Данилевский смотрел жалобно, как нашкодивший. Худые ноги в домашних флисовых брюках он безжизненно вытянул, а сам уперся локтями о стол и сгорбился, даже голову опустил. Нежная кожица затылка проглядывала сквозь седую пелерину волос. У Тима перехватило горло. Они никогда не пили чай на кухне. Кухня – место приготовления пищи, место ее принятия – в гостиной. Данилевский учил этому с легким удивлением, будто азбуке. Непреложные правила его жизни. Поднос опустился на кухонный столик с легким шлепком. Чай вышел из фарфоровых берегов, Тим промокнул его салфеткой, присел на краешек табурета, приподнял и поставил перед Данилевским чашку, придвинул поближе блюдце с лимоном.

Старик осторожно подул, наклонился, чтобы мелко дрожащая рука не пролила ни капли янтарного варева, и сделал первый глоток. Тим успел заметить, как нервно дернулся под морщинистой кожей острый кадык, отвел глаза. Молчание затягивалось. Нужно было найти тему. Заполнить тишину чем-то, что заглушит тяжелое старческое дыхание, всхлипывающие глотки и покашливание в перерывах между ними. Тим сжал пальцы под столом. Собраться. Срочно. Запах лимона бил в нос. Прямо как странный кумкват на дневной встрече. Расхлябанный образ Шифмана всплыл перед глазами. Тим схватился за него с радостью утопающего.

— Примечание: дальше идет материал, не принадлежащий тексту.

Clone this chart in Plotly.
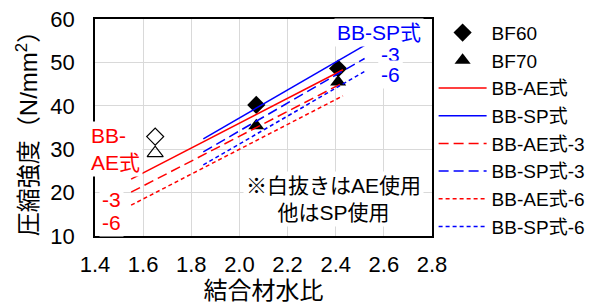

– Встречался сегодня с Шифманом, – начал он.

Данилевский оторвался от чая, глянул непонимающе.

– Тетерин который. Псевдоним у него – Шифман.

– Подопечный твой. Понял-понял. И как он? Запомнился?

Нагловатая полуулыбочка, кашемировый шарф, небрежно брошенный на спинку стула, перчатки без пальцев. Космы эти отросшие.

– Богемный.

Данилевский потянулся к нему, накрыл пальцы своими, неожиданно горячими. Уж не жар ли? Мало воды пьет? Сухая кожа, глаза желтоватые. Страх заворочался в животе.

– Ну-ну, дружочек, не суди строго по первому взгляду.

Был бы Григорий Михайлович там, видел бы Шифмана с этой скоропалительной бледностью и трагизмом, достойным Печорина, – точно не стал бы его защищать. Скорее, лекцию бы прочел о том, как важно для творца быть искренним человеком, не обязательно хорошим, но искренним, да. Только Данилевского там не было. Тим высвободил руку, повернулся к холодильнику.

– Вам макароны сварить или гречку?

– Не утруждайся! – привычно запротивился Григорий Михайлович, но под его выжидательным взглядом быстро сдался. – Гречу, если не сложно. – Подумал немного. – С грибами.

1  Здесь и далее текст песни IAMX – «Stardust».
2  Организация, деятельность которой признана экстремистской на территории Российской Федерации.